Quote all of the data exactly as given. Skip every picture it contains.

■ ■ ■ ■

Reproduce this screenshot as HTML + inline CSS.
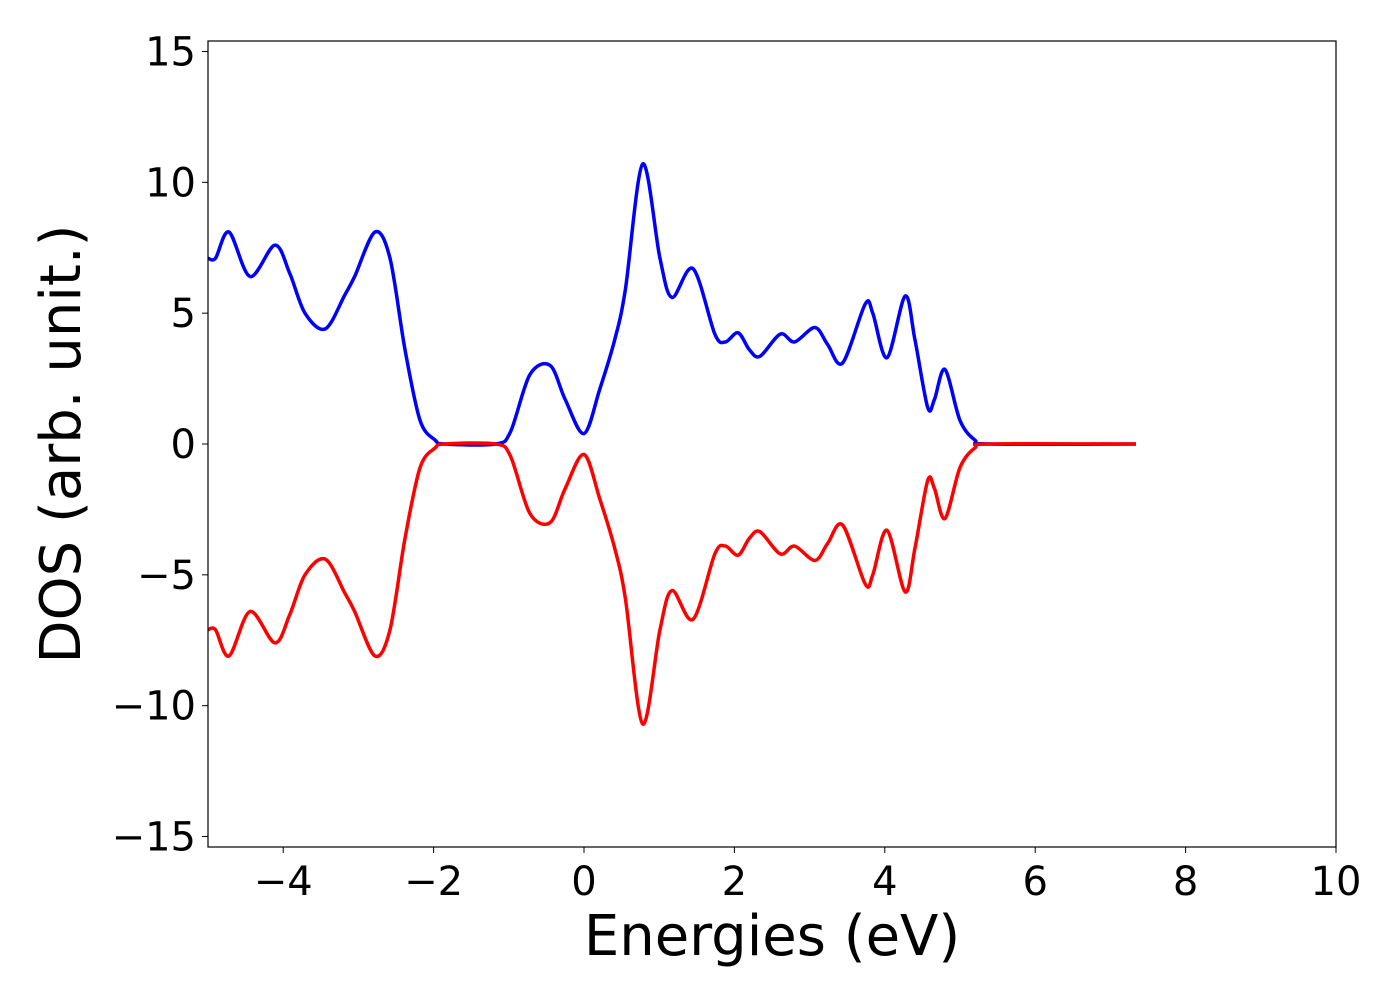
<!DOCTYPE html>
<html><head><meta charset="utf-8"><style>
body{margin:0;background:#fff}
svg text{font-family:"DejaVu Sans","Liberation Sans",sans-serif;fill:#000}
</style></head><body>
<svg id="chart" width="1400" height="1000" xmlns="http://www.w3.org/2000/svg">
<rect x="0" y="0" width="1400" height="1000" fill="#fff"/>
<g id="ticks"></g>
<g id="series"></g>
<rect x="208" y="41" width="1128" height="806" fill="none" stroke="#000" stroke-width="1.2"/>
<text x="772" y="955" font-size="56" text-anchor="middle">Energies (eV)</text>
<text transform="translate(80,444) rotate(-90)" font-size="56" text-anchor="middle">DOS (arb. unit.)</text>
</svg>
<script>
const energies=[-5,-4.9,-4.72,-4.44,-4.11,-3.91,-3.71,-3.44,-3.18,-3.05,-2.78,-2.58,-2.38,-2.18,-1.98,-1.85,-1.18,-0.98,-0.72,-0.45,-0.25,0,0.21,0.41,0.55,0.78,1.01,1.17,1.45,1.74,1.88,2.05,2.2,2.34,2.61,2.8,3.07,3.24,3.44,3.74,3.84,4.03,4.27,4.4,4.57,4.66,4.8,5.0,5.2,5.4,7.34];
const dosUp=[7.1,7.1,8.1,6.4,7.6,6.5,5.0,4.4,5.7,6.4,8.1,7.1,3.6,0.9,0.15,0,0,0.45,2.65,3.0,1.7,0.4,2.1,4.0,5.9,10.7,7.1,5.6,6.7,4.2,3.9,4.25,3.6,3.35,4.2,3.9,4.45,3.8,3.1,5.35,5.0,3.3,5.65,4.0,1.4,1.7,2.85,0.9,0.15,0,0];
const dosDown=[-7.1,-7.1,-8.1,-6.4,-7.6,-6.5,-5.0,-4.4,-5.7,-6.4,-8.1,-7.1,-3.6,-0.9,-0.15,0,0,-0.45,-2.65,-3.0,-1.7,-0.4,-2.1,-4.0,-5.9,-10.7,-7.1,-5.6,-6.7,-4.2,-3.9,-4.25,-3.6,-3.35,-4.2,-3.9,-4.45,-3.8,-3.1,-5.35,-5.0,-3.3,-5.65,-4.0,-1.4,-1.7,-2.85,-0.9,-0.15,0,0];
const xTicks=[-4,-2,0,2,4,6,8,10];
const yTicks=[-15,-10,-5,0,5,10,15];
const X0=208,X1=1336,Y0=847,Y1=41,xmin=-5,xmax=10,ymin=-15.4,ymax=15.4;
const sx=v=>X0+(v-xmin)/(xmax-xmin)*(X1-X0);
const sy=v=>Y0-(v-ymin)/(ymax-ymin)*(Y0-Y1);
const NS="http://www.w3.org/2000/svg";
const tg=document.getElementById('ticks');
function fmt(v){return v<0?"\u2212"+Math.abs(v):String(v);}
xTicks.forEach(v=>{
 const l=document.createElementNS(NS,'line');
 
 
 l.setAttribute('x1',sx(v));l.setAttribute('x2',sx(v));l.setAttribute('y1',Y0);l.setAttribute('y2',Y0+6);l.setAttribute('stroke','#000');tg.appendChild(l);
 const t=document.createElementNS(NS,'text');
 
 
 t.setAttribute('x',sx(v));t.setAttribute('y',Y0+48);t.setAttribute('font-size','40');t.setAttribute('text-anchor','middle');t.textContent=fmt(v);tg.appendChild(t);
});
yTicks.forEach(v=>{
 const l=document.createElementNS(NS,'line');
 
 
 l.setAttribute('x1',X0-6);l.setAttribute('x2',X0);l.setAttribute('y1',sy(v));l.setAttribute('y2',sy(v));l.setAttribute('stroke','#000');tg.appendChild(l);
 const t=document.createElementNS(NS,'text');
 
 
 t.setAttribute('x',X0-12);t.setAttribute('y',sy(v)+14);t.setAttribute('font-size','40');t.setAttribute('text-anchor','end');t.textContent=fmt(v);tg.appendChild(t);
});
function pathFor(ys){
 const p=energies.map((e,i)=>[sx(e),sy(ys[i])]);
 let d="M"+p[0][0]+","+p[0][1];
 for(let i=0;i<p.length-1;i++){
  const p0=p[Math.max(0,i-1)],p1=p[i],p2=p[i+1],p3=p[Math.min(p.length-1,i+2)];
  const t=0.16;
  const c1=[p1[0]+(p2[0]-p0[0])*t,p1[1]+(p2[1]-p0[1])*t];
  const c2=[p2[0]-(p3[0]-p1[0])*t,p2[1]-(p3[1]-p1[1])*t];
  d+=" C"+c1[0]+","+c1[1]+" "+c2[0]+","+c2[1]+" "+p2[0]+","+p2[1];
 }
 return d;
}
const sg=document.getElementById('series');
[[dosUp,'#0000ff','dos-spin-up-line'],[dosDown,'#ff0000','dos-spin-down-line']].forEach(([ys,c,n])=>{
 const pth=document.createElementNS(NS,'path');
 
 
 pth.setAttribute('d',pathFor(ys));pth.setAttribute('fill','none');pth.setAttribute('stroke',c);pth.setAttribute('stroke-width','3.5');pth.setAttribute('stroke-linejoin','round');
 sg.appendChild(pth);
});
</script>
</body></html>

■ ■ ■ ■

**Written solution**:
Reproduce this screenshot as HTML + inline CSS.
<!DOCTYPE html>
<html><head><meta charset="utf-8"><style>
body{margin:0;background:#fff}
svg text{font-family:"DejaVu Sans","Liberation Sans",sans-serif;fill:#000}
</style></head><body>
<svg id="chart" width="1400" height="1000" xmlns="http://www.w3.org/2000/svg">
<rect x="0" y="0" width="1400" height="1000" fill="#fff"/>
<g id="ticks"></g>
<g id="series"></g>
<rect x="208" y="41" width="1128" height="806" fill="none" stroke="#000" stroke-width="1.2"/>
<text x="772" y="955" font-size="56" text-anchor="middle">Energies (eV)</text>
<text transform="translate(80,444) rotate(-90)" font-size="56" text-anchor="middle">DOS (arb. unit.)</text>
</svg>
<script>
const energies=[-5,-4.9,-4.72,-4.44,-4.11,-3.91,-3.71,-3.44,-3.18,-3.05,-2.78,-2.58,-2.38,-2.18,-1.98,-1.85,-1.18,-0.98,-0.72,-0.45,-0.25,0,0.21,0.41,0.55,0.78,1.01,1.17,1.45,1.74,1.88,2.05,2.2,2.34,2.61,2.8,3.07,3.24,3.44,3.74,3.84,4.03,4.27,4.4,4.57,4.66,4.8,5.0,5.2,5.4,7.34];
const dosUp=[7.1,7.1,8.1,6.4,7.6,6.5,5.0,4.4,5.7,6.4,8.1,7.1,3.6,0.9,0.15,0,0,0.45,2.65,3.0,1.7,0.4,2.1,4.0,5.9,10.7,7.1,5.6,6.7,4.2,3.9,4.25,3.6,3.35,4.2,3.9,4.45,3.8,3.1,5.35,5.0,3.3,5.65,4.0,1.4,1.7,2.85,0.9,0.15,0,0];
const dosDown=[-7.1,-7.1,-8.1,-6.4,-7.6,-6.5,-5.0,-4.4,-5.7,-6.4,-8.1,-7.1,-3.6,-0.9,-0.15,0,0,-0.45,-2.65,-3.0,-1.7,-0.4,-2.1,-4.0,-5.9,-10.7,-7.1,-5.6,-6.7,-4.2,-3.9,-4.25,-3.6,-3.35,-4.2,-3.9,-4.45,-3.8,-3.1,-5.35,-5.0,-3.3,-5.65,-4.0,-1.4,-1.7,-2.85,-0.9,-0.15,0,0];
const xTicks=[-4,-2,0,2,4,6,8,10];
const yTicks=[-15,-10,-5,0,5,10,15];
const X0=208,X1=1336,Y0=847,Y1=41,xmin=-5,xmax=10,ymin=-15.4,ymax=15.4;
const sx=v=>X0+(v-xmin)/(xmax-xmin)*(X1-X0);
const sy=v=>Y0-(v-ymin)/(ymax-ymin)*(Y0-Y1);
const NS="http://www.w3.org/2000/svg";
const tg=document.getElementById('ticks');
function fmt(v){return v<0?"\u2212"+Math.abs(v):String(v);}
xTicks.forEach(v=>{
 const l=document.createElementNS(NS,'line');
 
 
 l.setAttribute('x1',sx(v));l.setAttribute('x2',sx(v));l.setAttribute('y1',Y0);l.setAttribute('y2',Y0+6);l.setAttribute('stroke','#000');tg.appendChild(l);
 const t=document.createElementNS(NS,'text');
 
 
 t.setAttribute('x',sx(v));t.setAttribute('y',Y0+48);t.setAttribute('font-size','40');t.setAttribute('text-anchor','middle');t.textContent=fmt(v);tg.appendChild(t);
});
yTicks.forEach(v=>{
 const l=document.createElementNS(NS,'line');
 
 
 l.setAttribute('x1',X0-6);l.setAttribute('x2',X0);l.setAttribute('y1',sy(v));l.setAttribute('y2',sy(v));l.setAttribute('stroke','#000');tg.appendChild(l);
 const t=document.createElementNS(NS,'text');
 
 
 t.setAttribute('x',X0-12);t.setAttribute('y',sy(v)+14);t.setAttribute('font-size','40');t.setAttribute('text-anchor','end');t.textContent=fmt(v);tg.appendChild(t);
});
function pathFor(ys){
 const p=energies.map((e,i)=>[sx(e),sy(ys[i])]);
 let d="M"+p[0][0]+","+p[0][1];
 for(let i=0;i<p.length-1;i++){
  const p0=p[Math.max(0,i-1)],p1=p[i],p2=p[i+1],p3=p[Math.min(p.length-1,i+2)];
  const t=0.16;
  const c1=[p1[0]+(p2[0]-p0[0])*t,p1[1]+(p2[1]-p0[1])*t];
  const c2=[p2[0]-(p3[0]-p1[0])*t,p2[1]-(p3[1]-p1[1])*t];
  d+=" C"+c1[0]+","+c1[1]+" "+c2[0]+","+c2[1]+" "+p2[0]+","+p2[1];
 }
 return d;
}
const sg=document.getElementById('series');
[[dosUp,'#0000ff','dos-spin-up-line'],[dosDown,'#ff0000','dos-spin-down-line']].forEach(([ys,c,n])=>{
 const pth=document.createElementNS(NS,'path');
 
 
 pth.setAttribute('d',pathFor(ys));pth.setAttribute('fill','none');pth.setAttribute('stroke',c);pth.setAttribute('stroke-width','3.5');pth.setAttribute('stroke-linejoin','round');
 sg.appendChild(pth);
});
</script>
</body></html>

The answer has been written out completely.